Although he came from the lower echelons of nineteenth-century English society, John Collins was a thinking, self-educated man. Throughout much of the Victorian years, the ruling aristocracy believed education and intelligence were exclusive to that elite class, which had an inalienable right to make laws and decisions without representation or input from those they considered as an uneducated rabble. Collins, who strongly disagreed with this exclusion policy, became a vigorous campaigner for the Chartist Movement, for he believed there would be no security for the working class until its members had the right to vote, and he was prepared to risk his life and liberty for that cause.
Chartists leaders fell into two main groups: Physical Force Chartists who stood for intimidation and physical force and Moral Force Chartists, like John Collins, who preferred more peaceful and intellectual means of achieving reforms. The government approved of neither group, and in the summer of 1839 Collins and fellow moral force chartist, William Lovett, fell foul of the establishment when they criticized police brutality during a Chartist convention in Birmingham. Arrested on charges of sedition for rebellious conduct and writings, the two men were sentenced to twelve months in Warwick Gaol. Their mistreatment in gaol was the subject of much debate in Parliament and in newspapers nationwide.
In spite of their wretched prison existence, Lovett and Collins used their time in gaol to write a small book entitled Chartism: A New Organization of the People, which offered a detailed blueprint for improving society by, for example, providing the working class access to education and (non-alcoholic) entertainment. Far ahead of the times, it called for such things as government schools and libraries as well as recommending clean, wholesome living. The content of the book, with its emphasis on education, eventually became known as the "New Move." which in turn led to the formation of The National Association of the United Kingdom.

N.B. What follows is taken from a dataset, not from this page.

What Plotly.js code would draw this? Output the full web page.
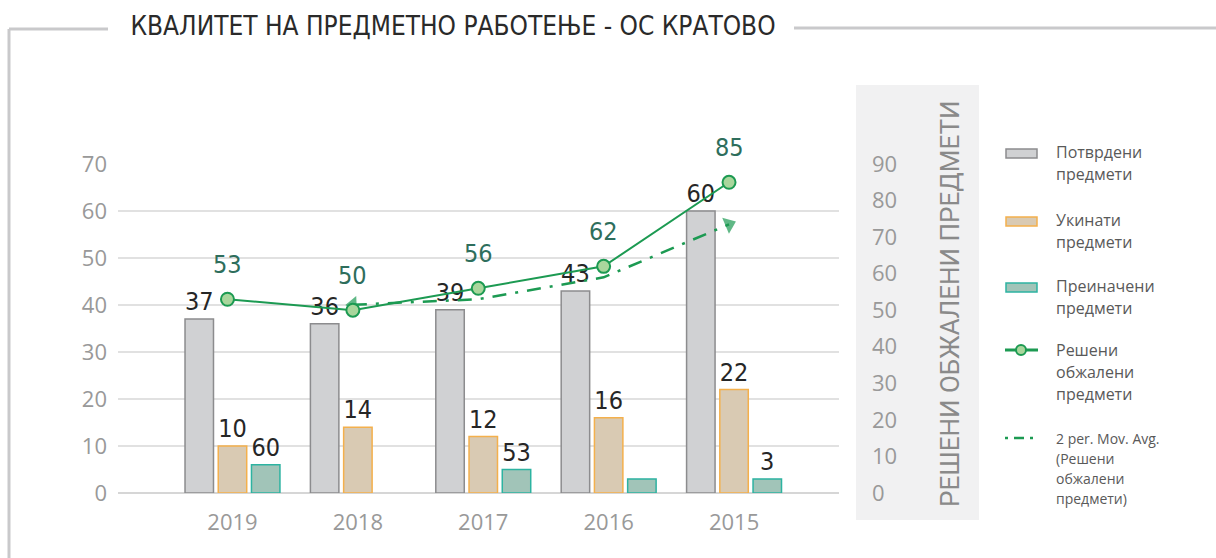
<!DOCTYPE html>
<html><head><meta charset="utf-8">
<script src="https://cdn.plot.ly/plotly-3.0.1.min.js"></script>
<style>html,body{margin:0;padding:0;background:#fff}#chart{width:1216px;height:558px}</style>
</head><body><div id="chart"></div>
<script>
// ---- data ----
const years = ["2019", "2018", "2017", "2016", "2015"];
const potvrdeni = [37, 36, 39, 43, 60];
const ukinati = [10, 14, 12, 16, 22];
const preinacheni = [6, null, 5, 3, 3];
const preinacheniLabels = ["60", "", "53", "", "3"];
const resheni = [53, 50, 56, 62, 85];
const movAvg = [null, 51.5, 53, 59, 73.5];
const leftTicks = [0, 10, 20, 30, 40, 50, 60, 70];
const rightTicks = [0, 10, 20, 30, 40, 50, 60, 70, 80, 90];
const chartTitle = "КВАЛИТЕТ НА ПРЕДМЕТНО РАБОТЕЊЕ - ОС КРАТОВО";
const rightTitle = "РЕШЕНИ ОБЖАЛЕНИ ПРЕДМЕТИ";
const legendNames = [
  ["Потврдени", "предмети"],
  ["Укинати", "предмети"],
  ["Преиначени", "предмети"],
  ["Решени", "обжалени", "предмети"],
  ["2 per. Mov. Avg.", "(Решени", "обжалени", "предмети)"]
];

// ---- styling ----
const NARROW = "Liberation Sans Narrow, DejaVu Sans Condensed, sans-serif";
const SANS = "Open Sans, Noto Sans, sans-serif";
const GREEN = "#1c9a52";
const L = 118, R = 869, GRID_END = 839, T = 164, B = 493;
const X = px => (px - L) / (R - L);
const Y = py => (B - py) / (B - T);
const XD = X(GRID_END);

const barText = {family: NARROW, size: 25, color: "#262626"};

const traces = [
  {type: "bar", x: years, y: potvrdeni, name: legendNames[0].join(" "),
   marker: {color: "#d0d1d3", line: {color: "#8c8c8e", width: 1.5}},
   text: potvrdeni.map(String), textposition: "outside", textfont: barText,
   constraintext: "none", cliponaxis: false, showlegend: false, hoverinfo: "skip"},
  {type: "bar", x: years, y: ukinati, name: legendNames[1].join(" "),
   marker: {color: "#d9cab3", line: {color: "#f4b04c", width: 1.5}},
   text: ukinati.map(String), textposition: "outside", textfont: barText,
   constraintext: "none", cliponaxis: false, showlegend: false, hoverinfo: "skip"},
  {type: "bar", x: years, y: preinacheni, name: legendNames[2].join(" "),
   marker: {color: "#a1c4b8", line: {color: "#2db3a1", width: 1.5}},
   text: preinacheniLabels, textposition: "outside", textfont: barText,
   constraintext: "none", cliponaxis: false, showlegend: false, hoverinfo: "skip"},
  {type: "scatter", mode: "lines", x: years, y: movAvg, xaxis: "x2", yaxis: "y2",
   name: legendNames[4].join(" "),
   line: {color: GREEN, width: 2.5, dash: "14px,9px,3px,9px"},
   cliponaxis: false, showlegend: false, hoverinfo: "skip", connectgaps: false},
  // arrowhead at end
  {type: "scatter", mode: "markers", x: years.slice(3), y: movAvg.slice(3), xaxis: "x2", yaxis: "y2",
   marker: {symbol: "triangle-up", angleref: "previous", size: [0, 15], color: GREEN, line: {width: 0}},
   cliponaxis: false, showlegend: false, hoverinfo: "skip"},
  // arrowhead at start
  {type: "scatter", mode: "markers", x: years.slice(1, 3).reverse(), y: movAvg.slice(1, 3).reverse(), xaxis: "x2", yaxis: "y2",
   marker: {symbol: "triangle-up", angleref: "previous", size: [0, 15], color: GREEN, line: {width: 0}},
   cliponaxis: false, showlegend: false, hoverinfo: "skip"},
  {type: "scatter", mode: "lines+markers", x: years, y: resheni, xaxis: "x2", yaxis: "y2",
   name: legendNames[3].join(" "),
   line: {color: GREEN, width: 2},
   marker: {size: 13, color: "#a9d69c", line: {color: GREEN, width: 2}},
   cliponaxis: false, showlegend: false, hoverinfo: "skip"}
];

const shapes = [
  // grey panel behind right axis
  {type: "rect", xref: "paper", yref: "paper", x0: X(856), x1: X(979), y0: Y(520), y1: Y(85),
   fillcolor: "#f1f1f2", line: {width: 0}, layer: "below"},
  // frame
  {type: "line", xref: "paper", yref: "paper", x0: X(9), x1: X(9), y0: Y(29), y1: Y(570), line: {color: "#c9c9cb", width: 3}},
  {type: "line", xref: "paper", yref: "paper", x0: X(9), x1: X(108), y0: Y(29), y1: Y(29), line: {color: "#c9c9cb", width: 3}},
  {type: "line", xref: "paper", yref: "paper", x0: X(794), x1: X(1220), y0: Y(28), y1: Y(28), line: {color: "#c9c9cb", width: 3}},
  // legend symbols
  {type: "rect", xref: "paper", yref: "paper", x0: X(1006), x1: X(1037), y0: Y(158), y1: Y(149),
   fillcolor: "#d0d1d3", line: {color: "#8c8c8e", width: 1.5}},
  {type: "rect", xref: "paper", yref: "paper", x0: X(1006), x1: X(1037), y0: Y(226), y1: Y(217),
   fillcolor: "#d9cab3", line: {color: "#f4b04c", width: 1.5}},
  {type: "rect", xref: "paper", yref: "paper", x0: X(1006), x1: X(1037), y0: Y(292), y1: Y(283),
   fillcolor: "#a1c4b8", line: {color: "#2db3a1", width: 1.5}},
  {type: "line", xref: "paper", yref: "paper", x0: X(1005), x1: X(1038), y0: Y(350), y1: Y(350),
   line: {color: GREEN, width: 3}},
  {type: "circle", xref: "paper", yref: "paper", x0: X(1016), x1: X(1026), y0: Y(355), y1: Y(345),
   fillcolor: "#a9d69c", line: {color: GREEN, width: 2}},
  {type: "line", xref: "paper", yref: "paper", x0: X(1005), x1: X(1033), y0: Y(438), y1: Y(438),
   line: {color: GREEN, width: 2.5, dash: "3px,6px,10px,6px"}}
];

const annotations = [];
// line data labels (category axes take the category index)
years.forEach((yr, i) => {
  annotations.push({xref: "x2", yref: "y2", x: i, y: resheni[i], yshift: 35, showarrow: false,
    text: String(resheni[i]), font: {family: NARROW, size: 25, color: "#2e6e5c"}});
});
// right axis title
annotations.push({xref: "paper", yref: "paper", x: X(950), y: Y(303), xanchor: "center", yanchor: "middle",
  showarrow: false, textangle: -90, text: rightTitle,
  font: {family: "Roboto, Open Sans, sans-serif", size: 26, color: "#8a8a8a"}});
// legend texts
const legendLineY = [[152, 174], [220, 242], [286, 308], [350, 372, 394], [438, 458, 478, 498]];
legendNames.forEach((lines, k) => {
  lines.forEach((t, j) => {
    annotations.push({xref: "paper", yref: "paper", x: X(1054), y: Y(legendLineY[k][j]),
      xanchor: "left", yanchor: "middle", showarrow: false, text: t,
      font: {family: SANS, size: k === 4 ? 14 : 16, color: "#595959"}});
  });
});

const layout = {
  width: 1216, height: 558,
  margin: {l: L, r: 1216 - R, t: T, b: 558 - B, pad: 0},
  paper_bgcolor: "#fff", plot_bgcolor: "rgba(0,0,0,0)",
  showlegend: false,
  title: {text: chartTitle, xref: "container", yref: "container", x: 453 / 1216, xanchor: "center",
    y: 1 - 26 / 558, yanchor: "middle", font: {family: NARROW, size: 26, color: "#2a2a2a"}},
  barmode: "group", bargap: 0.205, bargroupgap: 0.143,
  xaxis: {type: "category", domain: [0, XD], range: [-0.913, 4.837], showgrid: false, zeroline: false, showline: false,
    ticks: "", tickfont: {family: SANS, size: 22, color: "#999"}, ticklabelstandoff: 14, fixedrange: true},
  xaxis2: {type: "category", domain: [0, XD], overlaying: "x", anchor: "y", range: [-0.873, 4.877], showgrid: false,
    zeroline: false, showline: false, showticklabels: false, ticks: ""},
  yaxis: {range: [0, 70], tickvals: leftTicks, showgrid: true, gridcolor: "#e1e1e1", gridwidth: 1.5,
    zeroline: true, zerolinecolor: "#d6d6d6", zerolinewidth: 2, showline: false, ticks: "",
    tickfont: {family: SANS, size: 22, color: "#999"}, ticklabelstandoff: 10, fixedrange: true},
  yaxis2: {range: [0, 90], tickvals: rightTicks, overlaying: "y", side: "right", anchor: "free",
    position: 1, showgrid: false, zeroline: false, showline: false, ticks: "",
    tickfont: {family: SANS, size: 22, color: "#999"}, ticklabelstandoff: 2, fixedrange: true},
  shapes: shapes,
  annotations: annotations
};

Plotly.newPlot("chart", traces, layout, {displayModeBar: false, staticPlot: true});
</script>
</body></html>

John Collins was not unique, for many Chartist heroes played important roles in the struggle for political justice including those more important and famous, those like him who were either imprisoned or those transported from their homeland, and still more who have long since been forgotten. Nevertheless, Collins has a place of honour in the annals of the British Chartist Movement, and especially in the history of his home town of Birmingham. His name is scattered throughout literature and on the Internet, but most of that is brief and, including certain errors, often repetitious. This is not surprising since he never sought the limelight and there is no autobiography or memoir, and no large collection of letters or memorabilia (that we know of) regarding Collins and his public or private life.